If there’s something we pride ourselves on in TV Club, it’s the fact that we’re the best at covering TV shows episodically out there on the Internet. We cover more shows than other publications, and we cover them more quickly and with better-written reviews than anybody else. That’s not going to change. You can still turn here for the best episodic reviews on the Internet, going up within a few hours of air (and immediately if we can get our hands on a screener).

But one thing we’ve feared for quite a while is that we’re missing the forest for the trees. In other words, we’re really good at reviewing every individual pine, palm, and elm, but we have trouble when it comes time to zoom out and look at things from a wider perspective. It’s one thing for us to tell you the latest episode of Parenthood was really good; it’s another for us to explain how that fits into the ongoing mosaic of a successful season of television.


What’s more, we’ve also sometimes had trouble doing advance reviews of new shows and new seasons of the shows you love. The current TV Club system doesn’t leave much room for them to break out, and if we want to do an advance review of, say, the season opener of Mad Men a couple of days before the season begins to be a part of that conversation, then that article has to stand as both our pre-air and post-air review. It’s a system that, frankly, doesn’t work. So we’re going to change it.

Beginning Monday, you can look for a new section right above TV Club on the A.V. Club homepage. In that section, some of our TV Club reviewers (in a transparent bid to get our TV coverage carried on Metacritic) will be taking wider perspectives on shows at various points in their seasons, reviews designed less to provide cutting post-episode analysis but, rather, to provide thoughts on shows as a whole—and whether you should watch them or not. There will be a handful of differences between this and TV Club, but think of it this way: Our new TV reviews section is for pre-air reviews of new shows and more wide-ranging analysis of shows currently on the air, similar to how our film and music reviews already function. TV Club will remain the best place on the Internet for post-air analysis of a wide range of great TV shows (and The Following).

Because examples make everything easier to understand, here are the three types of articles you can expect to find in our new TV Reviews section:

  • Advance reviews of new shows. These will make up the bulk of our content in this new section. We’ll watch every episode of a new show made available to us and recommend whether you should watch or not.
  • Season-ending retrospectives. We’ll also be taking a look at recently wrapped—or about to wrap—seasons and taking a wider view of them. Did The Newsroom’s second season overcome the flaws of the first season?
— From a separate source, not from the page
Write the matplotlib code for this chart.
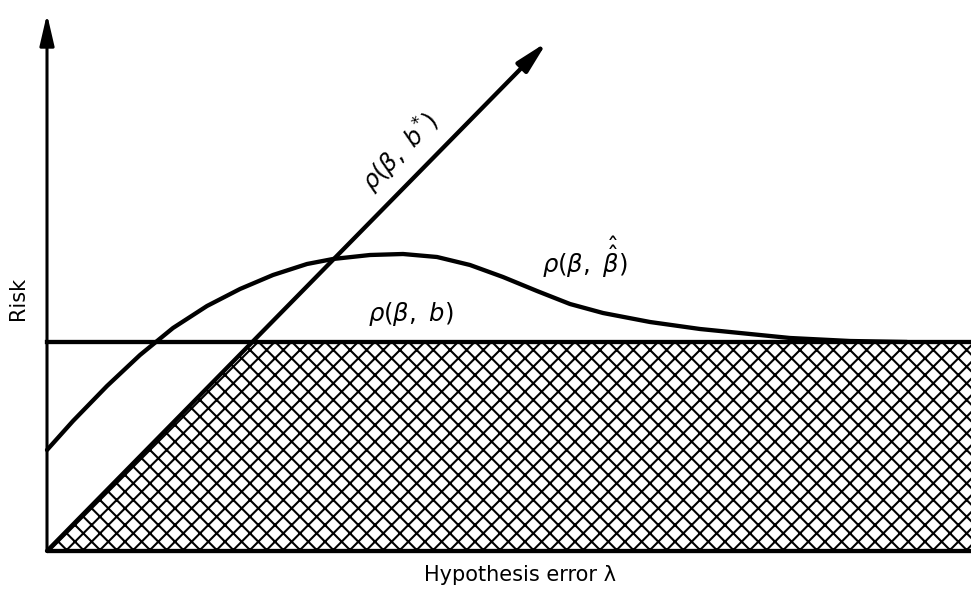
import numpy as np
import matplotlib
matplotlib.use('Agg')
import matplotlib.pyplot as plt

# Risk curves against hypothesis error (lambda)
lam_max = 9.3
risk_top = 5.37

# rho(beta, b): constant risk
b_level = 2.09

# rho(beta, b*): straight line, ends in an arrow
bstar_lambda = [0.0, 5.0]
bstar_risk = [0.0, 5.09]

# rho(beta, beta-hat-hat): hump curve
pt_lambda = [0.00, 0.26, 0.60, 0.93, 1.26, 1.60, 1.93, 2.26, 2.60, 2.86, 3.23, 3.56,
             3.90, 4.23, 4.56, 4.90, 5.23, 5.56, 6.03, 6.53, 7.03, 7.43, 8.03, 8.60]
pt_risk = [1.01, 1.30, 1.65, 1.96, 2.23, 2.45, 2.62, 2.76, 2.87, 2.92, 2.96, 2.97,
           2.94, 2.86, 2.74, 2.60, 2.47, 2.38, 2.29, 2.22, 2.17, 2.13, 2.10, 2.09]

plt.rcParams['hatch.linewidth'] = 1.5
plt.rcParams['mathtext.fontset'] = 'dejavusans'

fig = plt.figure(figsize=(9.71, 5.89), dpi=100)
ax = fig.add_axes([0, 0, 1, 1])
ax.set_xlim(-0.47, 9.24)
ax.set_ylim(-0.38, 5.51)
ax.axis('off')

# hatched region under min(b*, b)
slope = (bstar_risk[1] - bstar_risk[0]) / (bstar_lambda[1] - bstar_lambda[0])
knee = b_level / slope
fill_x = np.array([0.0, knee, lam_max])
fill_y = np.minimum(fill_x * slope, b_level)
ax.fill_between(fill_x, 0, fill_y, facecolor='white', edgecolor='black',
                hatch='xx', linewidth=0, zorder=1)

lw = 3.1
# axes
ax.plot([0, lam_max], [0, 0], color='black', lw=lw, solid_capstyle='butt', zorder=3)
ax.annotate('', xy=(0, risk_top), xytext=(0, 0),
            arrowprops=dict(arrowstyle='-|>,head_length=0.95,head_width=0.22',
                            mutation_scale=20, color='black', lw=2.2,
                            shrinkA=0, shrinkB=0), zorder=3)

# rho(beta, b)
ax.plot([0, lam_max], [b_level, b_level], color='black', lw=lw, zorder=3)

# rho(beta, b*)
ax.annotate('', xy=(bstar_lambda[1], bstar_risk[1]), xytext=(bstar_lambda[0], bstar_risk[0]),
            arrowprops=dict(arrowstyle='-|>,head_length=0.95,head_width=0.22',
                            mutation_scale=20, color='black', lw=lw,
                            shrinkA=0, shrinkB=0), zorder=3)

# rho(beta, beta-hat-hat)
ax.plot(pt_lambda, pt_risk, color='black', lw=lw, solid_capstyle='round',
        solid_joinstyle='round', zorder=3)

# labels
angle = np.degrees(np.arctan(slope))
ax.text(3.53, 3.99, r'$\rho(\beta,\ b^{*})$', fontsize=17.5, rotation=angle,
        rotation_mode='anchor', ha='center', va='center')
ax.text(3.64, 2.37, r'$\rho(\beta,\ b)$', fontsize=17.5, ha='center', va='center')
ax.text(5.38, 2.78, r'$\rho(\beta,\ \hat{\hat{\beta}})$', fontsize=17.5, ha='center', va='baseline')

ax.text(-0.29, 2.53, 'Risk', fontsize=15, rotation=90, ha='center', va='center')
ax.text(4.73, -0.24, 'Hypothesis error λ', fontsize=15, ha='center', va='center')

fig.savefig('out.png', dpi=100)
That’s the kind of question that’s often easier to answer in this form than an episodic review.
  • Midseason thoughts. Every few weeks, one of our reviewers will drop in on a show in the middle of its season and offer wider-ranging thoughts about how that season is going and what level of quality it’s at. Again, this can be hard to do in an episodic review. Look for these to start next month, when the shows starting their newest seasons get some time to settle in.

We also want to offer you the following five promises for how these new reviews will be conducted:

  • Every review will be written from the perspective of someone who’s seen every episode available to them by deadline, and we will let you know how many episodes were screened.
  • Every review will be spoiler-lite. Again, think of our film reviews. If we feel the need to get more in detail on something spoiler-y, we’ll set up a Spoiler Space to discuss it.
  • When a show is covered in the TV Review section, it will be reviewed by someone who doesn’t do the TV Club reviews of that show, the better to provide a new perspective. For instance: Sonia Saraiya will be doing a pre-air review of the third season of Homeland in a couple of weeks, but I will continue doing the post-air analysis of the show’s individual episodes. (This will also allow me to watch one episode at a time, like you guys, so I don’t get ahead of where you are.)
  • We won’t just review major new debuts and big shows. We’ll also drop in on shows of note across the programming spectrum.
  • We’ll continue to be earnestly hopeful about the medium and its future, not needlessly snarky about its product.

We’re hoping you’ll join us in this endeavor and find these reviews informative and interesting. You can look for new reviews on Mondays, and in weeks when there are a lot of new shows debuting—like on the week starting Sept. 22—you can look for a second batch of reviews on Wednesdays. We’ll try to come up with some sort of weekly schedule, so you know what you can look forward to.

All that said, here’s what you can look forward to reading about on Monday:

  • David Sims takes a look at Fox’s new supernatural drama Sleepy Hollow, debuting next week.
  • Todd VanDerWerff looks at Fox’s Dads, while Erik Adams checks out Brooklyn Nine-Nine, both of which also debut next week.
  • Phil Dyess-Nugent reviews the second season of The Newsroom, which ends its run Sunday.
  • Sonia Saraiya looks at the entirety of British import The Hollow Crown, coming to PBS next week.
  • Todd VanDerWerff reviews the first two episodes of the second season of The Mindy Project, debuting on Fox next week.

We hope to see you there, and happy fall TV season.